----- STORED DATA -----

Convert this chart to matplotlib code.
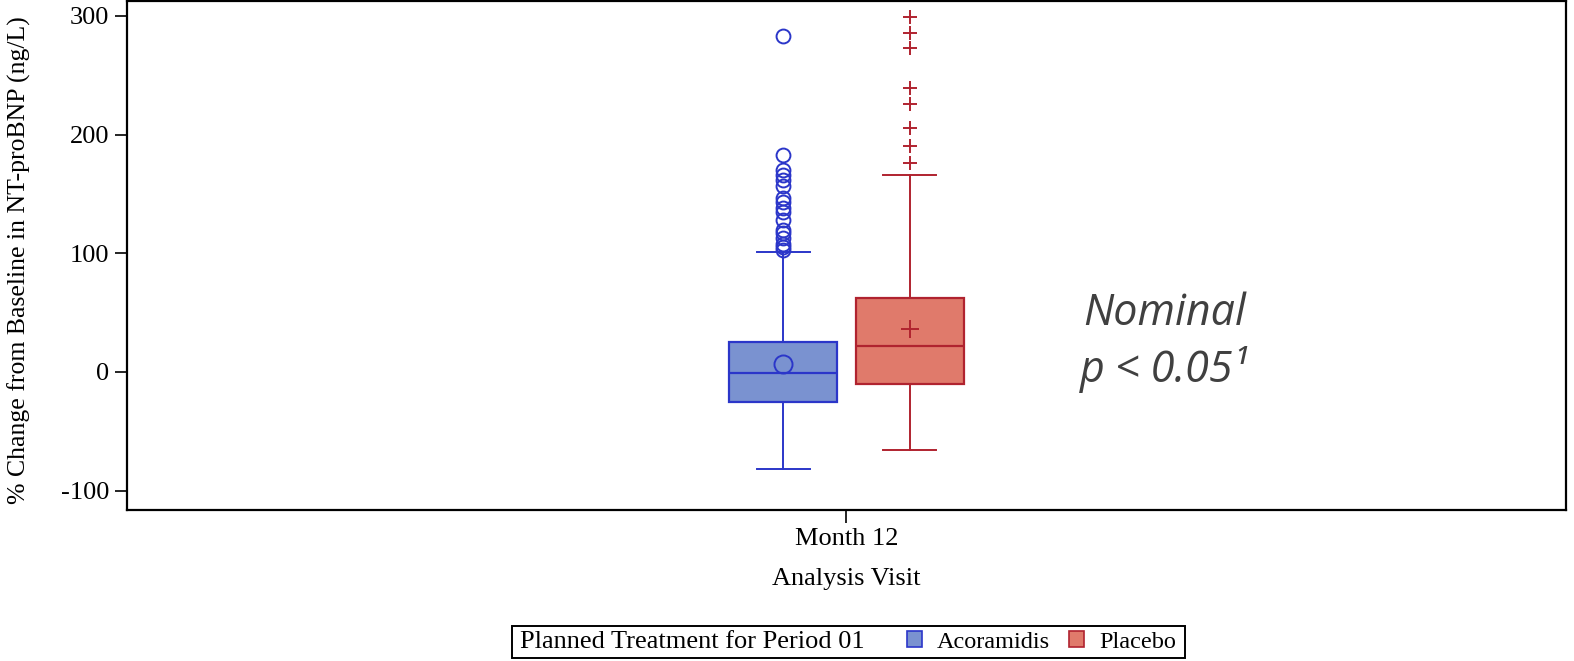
import matplotlib
matplotlib.use("Agg")
import matplotlib.pyplot as plt
from matplotlib.patches import Patch, Rectangle

# summary statistics (% change from baseline)
groups = ['Acoramidis', 'Placebo']
q1 = [-25, -10]
medians = [-1, 22]
q3 = [25, 62]
whislo = [-82, -66]
whishi = [101, 166]
means = [7, 36]
fliers_acor = [103, 105, 108, 113, 117, 120, 128, 135, 138, 143, 147, 157,
               162, 166, 170, 183, 283]
fliers_plac = [176, 190, 206, 226, 239, 273, 286, 299]
fliers = [fliers_acor, fliers_plac]

visit_labels = ['Month 12']
yticks = [-100, 0, 100, 200, 300]

edge_colors = ['#2B36C9', '#B0232F']
fill_colors = ['#7A92D0', '#E07A6B']
mean_markers = ['o', '+']

plt.rcParams['font.family'] = ['Liberation Serif']
plt.rcParams['axes.unicode_minus'] = False
fs = 19

fig = plt.figure(figsize=(15.74, 6.61), dpi=100)
ax = fig.add_axes([0.0807, 0.2284, 0.9142, 0.7701])

offsets = [-0.044, 0.044]
for i, g in enumerate(groups):
    stats = [dict(label=g, q1=q1[i], med=medians[i], q3=q3[i],
                  whislo=whislo[i], whishi=whishi[i], mean=means[i],
                  fliers=fliers[i])]
    ec = edge_colors[i]
    mk = mean_markers[i]
    ax.bxp(stats, positions=[0.5 + offsets[i]], widths=0.075,
           patch_artist=True, showmeans=True, manage_ticks=False,
           boxprops=dict(facecolor=fill_colors[i], edgecolor=ec, linewidth=1.6),
           medianprops=dict(color=ec, linewidth=1.6),
           whiskerprops=dict(color=ec, linewidth=1.4),
           capprops=dict(color=ec, linewidth=1.4),
           capwidths=0.037,
           flierprops=dict(marker=mk, markeredgecolor=ec, markerfacecolor='none',
                           markersize=10, markeredgewidth=1.4, linestyle='none'),
           meanprops=dict(marker=mk, markeredgecolor=ec, markerfacecolor='none',
                          markersize=13, markeredgewidth=1.4))

ax.set_xlim(0, 1)
ax.set_ylim(-116.3, 312.6)
ax.set_xticks([0.5])
ax.set_xticklabels(visit_labels, fontsize=fs)
ax.set_yticks(yticks)
ax.set_yticklabels([str(t) for t in yticks], fontsize=fs)
ax.tick_params(axis='both', direction='out', length=9, width=1.2, pad=4)
for s in ax.spines.values():
    s.set_linewidth(1.6)

ax.set_xlabel('Analysis Visit', fontsize=fs, labelpad=13)
ax.set_ylabel('% Change from Baseline in NT-proBNP (ng/L)', fontsize=18.5)
ax.yaxis.set_label_coords(-0.0665, 0.49)

ax.text(0.721, 25, 'Nominal\np < 0.05\u00b9', ha='center', va='center',
        fontsize=31, family='Open Sans', style='italic', color='#404040',
        linespacing=1.3)

# legend: title text, entries and a frame around them
fig.text(520 / 1574, 1 - 642 / 661, 'Planned Treatment for Period 01',
         fontsize=fs, ha='left', va='center')
handles = [Patch(facecolor=fill_colors[i], edgecolor=edge_colors[i], linewidth=1.2)
           for i in range(len(groups))]
fig.legend(handles, groups, loc='center left',
           bbox_to_anchor=(907 / 1574, 1 - 642 / 661), ncol=2, frameon=False,
           fontsize=17.5, handlelength=0.62, handleheight=0.62,
           handletextpad=0.6, columnspacing=0.8, borderpad=0, borderaxespad=0)
fig.patches.append(Rectangle((512 / 1574, 1 - 658 / 661), 673 / 1574, 32 / 661,
                             transform=fig.transFigure, fill=False,
                             edgecolor='black', linewidth=1.4))

fig.savefig('out.png', dpi=100)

-----

### [WORK TO COMPLETE]
Take the lines from the start of the material to the line with "ax = fig.add_axes([0.0807, 0.2284, 0.9142, 0.7701])", both included, and transcribe them exactly without the pictures.

### [ANSWER TO THE TASK]
Convert this chart to matplotlib code.
import matplotlib
matplotlib.use("Agg")
import matplotlib.pyplot as plt
from matplotlib.patches import Patch, Rectangle

# summary statistics (% change from baseline)
groups = ['Acoramidis', 'Placebo']
q1 = [-25, -10]
medians = [-1, 22]
q3 = [25, 62]
whislo = [-82, -66]
whishi = [101, 166]
means = [7, 36]
fliers_acor = [103, 105, 108, 113, 117, 120, 128, 135, 138, 143, 147, 157,
               162, 166, 170, 183, 283]
fliers_plac = [176, 190, 206, 226, 239, 273, 286, 299]
fliers = [fliers_acor, fliers_plac]

visit_labels = ['Month 12']
yticks = [-100, 0, 100, 200, 300]

edge_colors = ['#2B36C9', '#B0232F']
fill_colors = ['#7A92D0', '#E07A6B']
mean_markers = ['o', '+']

plt.rcParams['font.family'] = ['Liberation Serif']
plt.rcParams['axes.unicode_minus'] = False
fs = 19

fig = plt.figure(figsize=(15.74, 6.61), dpi=100)
ax = fig.add_axes([0.0807, 0.2284, 0.9142, 0.7701])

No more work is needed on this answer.